From an anthropological perspective, it was worthy of note that while CFOs seem exclusively to attend breakfast meetings on AIM, CEOs obviously prefer lunch.
But I digress; back to the event. The evolutionary stage of the dozen or so businesses there, ranged from early prototypes to seriously established companies.
After my presentation which I shared with a British attorney – Andrew Gowans of Osborne Clarke (who uniquely for British law firms has a non-practicising ambassadorial office in Palo Alto with the express purpose of providing European law support in California) - we opened up for Q&A.

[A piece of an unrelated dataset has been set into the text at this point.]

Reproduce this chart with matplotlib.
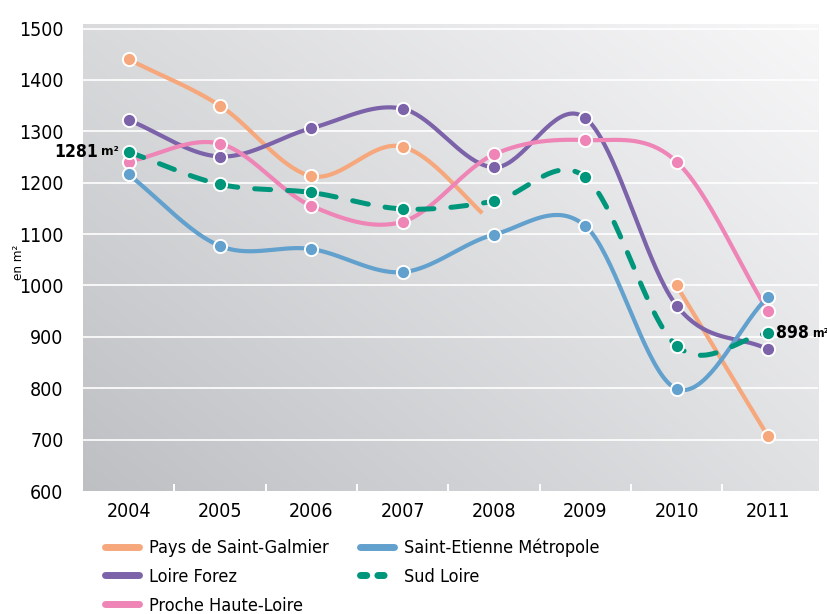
import numpy as np
import matplotlib
matplotlib.use("Agg")
import matplotlib.pyplot as plt
from matplotlib.lines import Line2D

years = [2004, 2005, 2006, 2007, 2008, 2009, 2010, 2011]
nan = np.nan
# Pays de Saint-Galmier: 2008 value is unmarked (line fades out before it), 2009 missing
galmier = [1440, 1350, 1213, 1270, 1120, nan, 1000, 707]
galmier_marked = [True, True, True, True, False, False, True, True]
loire_forez = [1322, 1251, 1306, 1344, 1230, 1326, 961, 876]
haute_loire = [1241, 1276, 1155, 1124, 1255, 1283, 1241, 950]
st_etienne = [1216, 1077, 1071, 1026, 1099, 1116, 799, 978]
sud_loire = [1260, 1197, 1181, 1149, 1164, 1211, 883, 907]

names = ["Pays de Saint-Galmier", "Loire Forez", "Proche Haute-Loire",
         "Saint-Etienne Métropole", "Sud Loire"]
colors = ["#f6a77b", "#7b62a9", "#ee85b6", "#62a0cd", "#00967b"]
yticks = [600, 700, 800, 900, 1000, 1100, 1200, 1300, 1400, 1500]
start_value = "1281"
end_value = "898"
unit = "m²"

plt.rcParams["font.family"] = ["DejaVu Sans"]
plt.rcParams["font.stretch"] = "condensed"


def catmull(xs, ys, n=40):
    xs = np.asarray(xs, float)
    ys = np.asarray(ys, float)
    if len(xs) < 2:
        return xs, ys
    m = np.zeros_like(ys)
    for i in range(len(ys)):
        if i == 0:
            m[i] = (ys[1] - ys[0]) / (xs[1] - xs[0])
        elif i == len(ys) - 1:
            m[i] = (ys[-1] - ys[-2]) / (xs[-1] - xs[-2])
        else:
            m[i] = (ys[i + 1] - ys[i - 1]) / (xs[i + 1] - xs[i - 1])
    outx, outy = [], []
    for i in range(len(xs) - 1):
        h = xs[i + 1] - xs[i]
        t = np.linspace(0, 1, n, endpoint=(i == len(xs) - 2))
        h00 = 2 * t**3 - 3 * t**2 + 1
        h10 = t**3 - 2 * t**2 + t
        h01 = -2 * t**3 + 3 * t**2
        h11 = t**3 - t**2
        outx.append(xs[i] + t * h)
        outy.append(h00 * ys[i] + h10 * h * m[i] + h01 * ys[i + 1] + h11 * h * m[i + 1])
    return np.concatenate(outx), np.concatenate(outy)


def runs(xs, ys):
    out, cur = [], []
    for x, y in zip(xs, ys):
        if not np.isnan(y):
            cur.append((x, y))
        else:
            if cur:
                out.append(cur)
            cur = []
    if cur:
        out.append(cur)
    return out


fig = plt.figure(figsize=(8.28, 6.14), dpi=100)
ax = fig.add_axes([0.1002, 0.2003, 0.8878, 0.7607])

# gradient background (bilinear between corner colours)
gx, gy = np.meshgrid(np.linspace(0, 1, 300), np.linspace(0, 1, 300))
bl = np.array([0.745, 0.750, 0.765])
br = np.array([0.878, 0.882, 0.890])
tl = np.array([0.851, 0.855, 0.863])
tr = np.array([0.969, 0.969, 0.973])
gx3, gy3 = gx[..., None], gy[..., None]
img = (bl * (1 - gx3) * (1 - gy3) + br * gx3 * (1 - gy3)
       + tl * (1 - gx3) * gy3 + tr * gx3 * gy3)
ax.imshow(img, extent=[0, 1, 0, 1], transform=ax.transAxes, origin="lower",
          aspect="auto", zorder=0)

ax.set_xlim(2003.5, 2011.55)
ax.set_ylim(600, 1509)
for v in yticks[1:]:
    ax.axhline(v, color="white", lw=1.2, zorder=1)

series = [galmier, loire_forez, haute_loire, st_etienne, sud_loire]
LW = 3.0
for k, (vals, col) in enumerate(zip(series, colors)):
    dashed = (k == 4)
    for seg in runs(years, vals):
        sx, sy = zip(*seg)
        cx, cy = catmull(sx, sy)
        if k == 0 and max(sx) == 2008:
            keep = cx <= 2007.88
            cx, cy = cx[keep], cy[keep]
        if dashed:
            ax.plot(cx, cy, color=col, lw=LW + 0.6, zorder=3, dashes=(3.2, 3.4),
                    dash_capstyle="round")
        else:
            ax.plot(cx, cy, color=col, lw=LW, zorder=3, solid_capstyle="butt")
    mk = galmier_marked if k == 0 else [True] * len(vals)
    mx = [x for x, v, m in zip(years, vals, mk) if m and not np.isnan(v)]
    my = [v for x, v, m in zip(years, vals, mk) if m and not np.isnan(v)]
    ax.plot(mx, my, "o", ms=9.5, mfc=col, mec="white", mew=1.4, zorder=4)

for s in ax.spines.values():
    s.set_visible(False)
ax.set_yticks(yticks)
ax.set_yticklabels([str(v) for v in yticks], fontsize=14)
ax.set_xticks(years)
ax.set_xticklabels([str(y) for y in years], fontsize=14)
ax.set_xticks([y + 0.5 for y in years[:-1]], minor=True)
ax.tick_params(axis="y", length=0, pad=14)
ax.tick_params(axis="x", which="major", length=0, pad=8)
ax.tick_params(axis="x", which="minor", direction="in", length=5, width=1.4,
               color="white")
ax.grid(False)
fig.text(0.022, 0.573, "en m²", rotation=90, fontsize=9.5, ha="center", va="center")

# annotations: value in bold + smaller unit
fig.canvas.draw()
r = fig.canvas.get_renderer()
u1 = ax.annotate(unit, xy=(years[0], sud_loire[0]), xytext=(-7, 0),
                 textcoords="offset points", ha="right", va="center",
                 fontsize=9.5, fontweight="bold", zorder=5)
w1 = u1.get_window_extent(r).width * 72 / fig.dpi
ax.annotate(start_value, xy=(years[0], sud_loire[0]), xytext=(-7 - w1 - 2.5, 0),
            textcoords="offset points", ha="right", va="center", fontsize=12.5,
            fontweight="bold", zorder=5)
n2 = ax.annotate(end_value, xy=(years[-1], sud_loire[-1]), xytext=(6, 0),
                 textcoords="offset points", ha="left", va="center", fontsize=12.5,
                 fontweight="bold", zorder=5, annotation_clip=False)
w2 = n2.get_window_extent(r).width * 72 / fig.dpi
ax.annotate(unit, xy=(years[-1], sud_loire[-1]), xytext=(6 + w2 + 2, 0),
            textcoords="offset points", ha="left", va="center", fontsize=9,
            fontweight="bold", zorder=5, annotation_clip=False)

handles = []
for k, (n, c) in enumerate(zip(names, colors)):
    if k == 4:
        h = Line2D([], [], color=c, lw=5, dashes=(0.9, 1.6), dash_capstyle="round")
    else:
        h = Line2D([], [], color=c, lw=5, solid_capstyle="round")
    handles.append(h)
leg = fig.legend(handles, names, ncol=2,
                 loc="upper left", bbox_to_anchor=(0.127, 0.123), frameon=False,
                 fontsize=13, handlelength=1.9, handletextpad=0.55,
                 columnspacing=1.7, labelspacing=0.6, borderaxespad=0,
                 borderpad=0)

fig.savefig("out.png", dpi=100)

The questions were as wide ranging as the companies. The prize for the oddest went to the one I have chosen as the title for this blog.

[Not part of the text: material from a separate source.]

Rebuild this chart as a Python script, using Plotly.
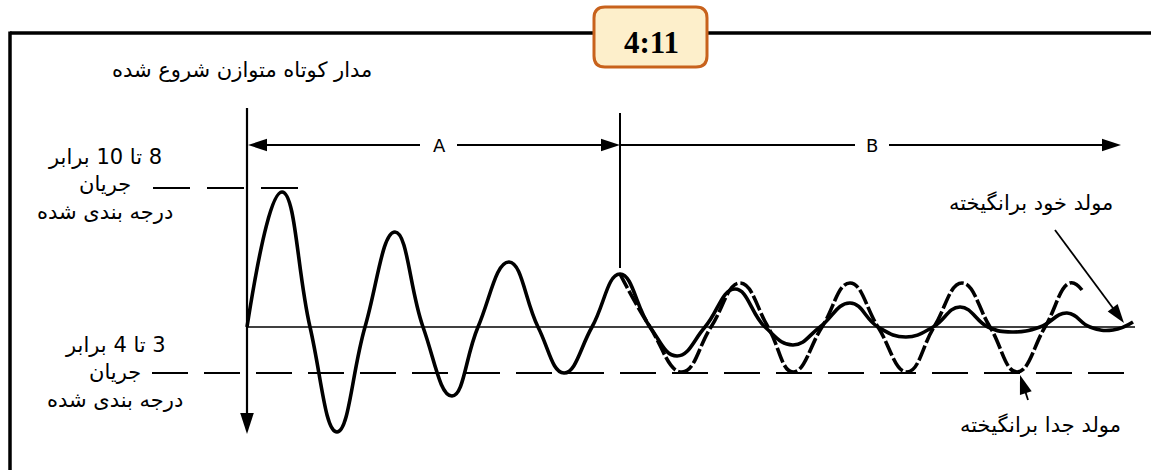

What’s The Average Price Of An AIM Share?
I have to admit that it stumped me.
Not because I don’t know the answer – I don’t – but because not only do I have zero interest in the question, I can’t imagine what motivated the poor man to ask it. As I pointed out on the day, knowing the average price of a share would be about as beneficial as knowing that of an apple in your local Farmers’ Market – totally useless.
However, with hindsight, I fear that I may have been a little harsh. There clearly is a lack of easily accessible data about AIM which, were it available would have enabled the poor man to have answered his own questions in private and so avoided the embarrassment of asking it in public.

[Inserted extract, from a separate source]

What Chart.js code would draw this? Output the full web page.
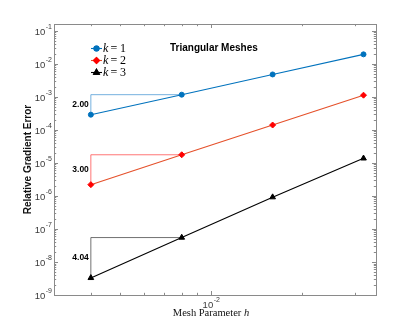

Perhaps what he really meant to say was that the absence of data leads to the formation of rumours and innuendo and unfounded conclusions – one of the best of which is that there’s no liquidity on AIM (see my earlier blog on this subject)
So now I feel contrite – perhaps my answer should have been less New York and a bit more California or even just plain British polite .
I certainly know from the look on his face that he found the Farmers Market metaphor confusing and I just took advantage of the moment to move on, rather than to feel his pain. So, to atone for my peevishness, I have resolved, well ahead of the New Year, to make amends.
I therefore hereby resolve to publish a summary of the key AIM market statistics, each month, and to top them off with a quarterly summary.
To catch up with what’s happened since aim4tech was launched this blog contains October and December’s update.
The focus of the analysis will be IPOs – how many, what type, where they’re from, etc.
Before I show you October’s data it’s probably helpful to have some background.
As shown in this first chart, by the end of September there had been 330 new companies listed on AIM of which 242 were brand new IPOs (rather than emigrants from the other market, or re-entrants after having been suspended while executing an acquisition, reorganisation or the like).
The IPOs of that period had raised, in aggregate, $11bn
In October a further 26 IPOs occurred, raising $1.7bn.
And November saw 20 more debuts who collected $1.6bn between them.
As a side comment, it has become commonplace in the media to talk of AIM “slowing down” with the implication that the window of opportunity is closing.
Well, call me old fashioned, but I would say that if 46 IPOs and $3.3bn represents slowing down, I’m all for gentle walks!
The real question though, is not how big the market is; but rather what kind of climate exists for technology companies and US-based businesses.
The next two charts answer these questions.
$326m raised by 14 tech companies with a combined market cap on IPO of $3bn.
Interestingly, the tech list included no US companies.
However five US businesses did raise $83m with a combined market cap of $2bn during October and November.
So the inescapable conclusions are:
• AIM may have slowed, but it sure ain’t stalled
• AIM welcomes US companies
• AIM welcomes tech companies
Which leaves just one, big, fat, multi-billion dollar question hanging unaswered in the air - not what's the price of an average share - but why are US tech companies so uncharacteristically shy of London?